Methodology/approach – In order to do so it elaborates an interpretative framework that complements the classical inducement hypotheses with the Schumpeterian literature and the localized technological change approach, putting forward the hypothesis that technological change is biased by the dynamics of both factor and product markets. We argue and show that not only the changing levels of input costs but also the changing prevalence of product and process innovations affect the direction of technological change: specifically when product innovations prevail technological change is skill-biased, while when process innovations play a major role innovation is capital intensive.

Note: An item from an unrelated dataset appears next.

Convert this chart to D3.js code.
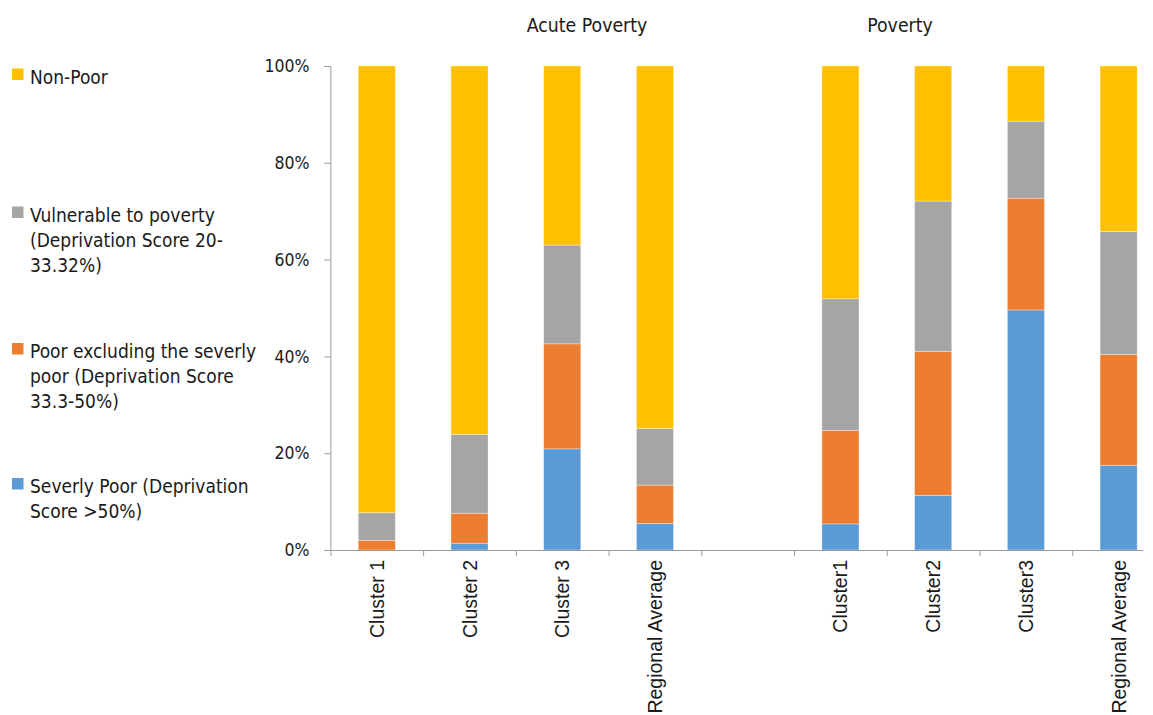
<!DOCTYPE html>
<html>
<head>
<meta charset="utf-8">
<script src="https://cdn.jsdelivr.net/npm/d3@7"></script>
<style>
  html, body { margin: 0; padding: 0; background: #fff; }
  svg { display: block; }
  .narrow { font-family: "DejaVu Sans Condensed", "DejaVu Sans", sans-serif; font-stretch: condensed; fill: #1a1a1a; }
  .xlab { font-family: "Liberation Sans", Arial, sans-serif; fill: #1a1a1a; }
</style>
</head>
<body>
<script>
// Categories along the x axis (the empty slot separates the two groups)
const categories = ["Cluster 1", "Cluster 2", "Cluster 3", "Regional Average", "", "Cluster1", "Cluster2", "Cluster3", "Regional Average"];
const groupTitles = ["Acute Poverty", "Poverty"];
const yTicks = [0, 20, 40, 60, 80, 100];

// Share of population (%) in each deprivation band
const severelyPoor   = [0.0, 1.4, 20.9, 5.5, null, 5.4, 11.3, 49.6, 17.5];
const poorExclSevere = [2.0, 6.2, 21.7, 7.9, null, 19.3, 29.7, 23.1, 22.9];
const vulnerable     = [5.7, 16.3, 20.4, 11.7, null, 27.2, 31.1, 15.9, 25.4];
const nonPoor        = [92.3, 76.1, 37.0, 74.9, null, 48.1, 27.9, 11.4, 34.2];

const seriesValues = [severelyPoor, poorExclSevere, vulnerable, nonPoor];
const colors = ["#5B9BD5", "#ED7D31", "#A5A5A5", "#FFC000"];

// Legend text, one entry per line, listed top to bottom
const legendLines = [
  ["Non-Poor"],
  ["Vulnerable to poverty", "(Deprivation Score 20-", "33.32%)"],
  ["Poor excluding the severly", "poor (Deprivation Score", "33.3-50%)"],
  ["Severly Poor (Deprivation", "Score >50%)"]
];
const legendColors = ["#FFC000", "#A5A5A5", "#ED7D31", "#5B9BD5"];

const W = 1153, H = 715;
const svg = d3.select("body").append("svg").attr("width", W).attr("height", H);

const plotLeft = 330.4, plotRight = 1165, plotTop = 66, plotBottom = 550;
const keys = categories.map((c, i) => i);

const x = d3.scaleBand().domain(keys).range([plotLeft, plotRight]).paddingInner(0.6).paddingOuter(0.3);
const y = d3.scaleLinear().domain([0, 100]).range([plotBottom, plotTop]);
const slot = d3.scaleLinear().domain([0, categories.length]).range([plotLeft, plotRight]);

// Stack the series per category
const rows = keys.map(i => {
  const r = { key: i };
  seriesValues.forEach((arr, s) => { r["s" + s] = arr[i] == null ? 0 : arr[i]; });
  return r;
});
const stack = d3.stack().keys(seriesValues.map((_, s) => "s" + s));
const layers = stack(rows);

svg.append("defs").append("clipPath").attr("id", "plotClip")
  .append("rect").attr("x", 0).attr("y", 0).attr("width", 1143).attr("height", H);

svg.append("g").selectAll("g")
  .data(layers).join("g")
  .attr("fill", (d, i) => colors[i])
  .selectAll("rect")
  .data(d => d.filter(p => seriesValues[0][p.data.key] != null && p[1] > p[0]))
  .join("rect")
  .attr("x", d => x(d.data.key))
  .attr("width", x.bandwidth())
  .attr("y", d => y(d[1]))
  .attr("height", d => y(d[0]) - y(d[1]))
  .attr("stroke", "#fff")
  .attr("stroke-width", 0.75)
  .attr("stroke-opacity", 0.45);

// Y axis
const yAxis = svg.append("g").attr("transform", `translate(${plotLeft},0)`)
  .call(d3.axisLeft(y).tickValues(yTicks).tickSize(6).tickPadding(15).tickFormat(d => d + "%"));
yAxis.select(".domain").attr("stroke", "#9a9a9a");
yAxis.selectAll(".tick line").attr("stroke", "#9a9a9a");
yAxis.selectAll(".tick text").attr("class", "narrow").attr("font-size", 17.5).attr("fill", "#1a1a1a");

// X axis: baseline with ticks on category boundaries
const xBase = svg.append("g").attr("transform", `translate(0,${plotBottom})`).attr("clip-path", "url(#plotClip)")
  .call(d3.axisBottom(slot).tickValues(d3.range(categories.length + 1)).tickSize(6).tickSizeOuter(0).tickFormat(""));
xBase.select(".domain").attr("stroke", "#9a9a9a");
xBase.selectAll(".tick line").attr("stroke", "#9a9a9a");

// Rotated category labels
const xLab = svg.append("g").attr("transform", `translate(0,${plotBottom})`)
  .call(d3.axisBottom(x).tickSize(0).tickFormat(i => categories[i]));
xLab.select(".domain").remove();
xLab.selectAll(".tick text")
  .attr("class", "xlab")
  .attr("font-size", 19.5)
  .attr("fill", "#1a1a1a")
  .attr("transform", "rotate(-90)")
  .attr("text-anchor", "end")
  .attr("x", -10)
  .attr("y", 0)
  .attr("dy", "0.36em");

// Group titles
const titlePos = [587, 900];
svg.append("g").selectAll("text").data(groupTitles).join("text")
  .attr("class", "narrow")
  .attr("x", (d, i) => titlePos[i])
  .attr("y", 32)
  .attr("text-anchor", "middle")
  .attr("font-size", 19.3)
  .text(d => d);

// Legend
const legendY = [83.5, 221.5, 358, 493];
const lineH = 25;
const lg = svg.append("g");
legendLines.forEach((lines, i) => {
  lg.append("rect")
    .attr("x", 12).attr("y", legendY[i] - 15)
    .attr("width", 11.5).attr("height", 11.5)
    .attr("fill", legendColors[i]);
  const t = lg.append("text").attr("class", "narrow").attr("font-size", 19)
    .attr("x", 30).attr("y", legendY[i]);
  lines.forEach((ln, j) => {
    t.append("tspan").attr("x", 30).attr("y", legendY[i] + j * lineH).text(ln);
  });
});
</script>
</body>
</html>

Findings – Following this perspective we analyze the interindustrial variance of the output elasticities of labor of the main advanced economies in recent years and claim that such heterogeneity can be understood as the result of differentiated innovative reactions of firms to changes induced by the globalization of the markets: fast-growing sectors innovate mainly through (skilled) labor-augmenting technological change, while mature industries rely more on capital-enhancing innovations. The empirical evidence supports our hypotheses and shows that the variance of the output elasticity of labor in a panel data estimate across 17 manufacturing sectors in 16 OECD countries from 1995 to 2006, is significantly and positively associated with the rates of growth of employment, wage levels and their rates of increase, and R&D intensity.
Originality/value of paper – By investigating the variance of output elasticities at the industry level the chapter provides new insights within the literature focused on the bias of technological change.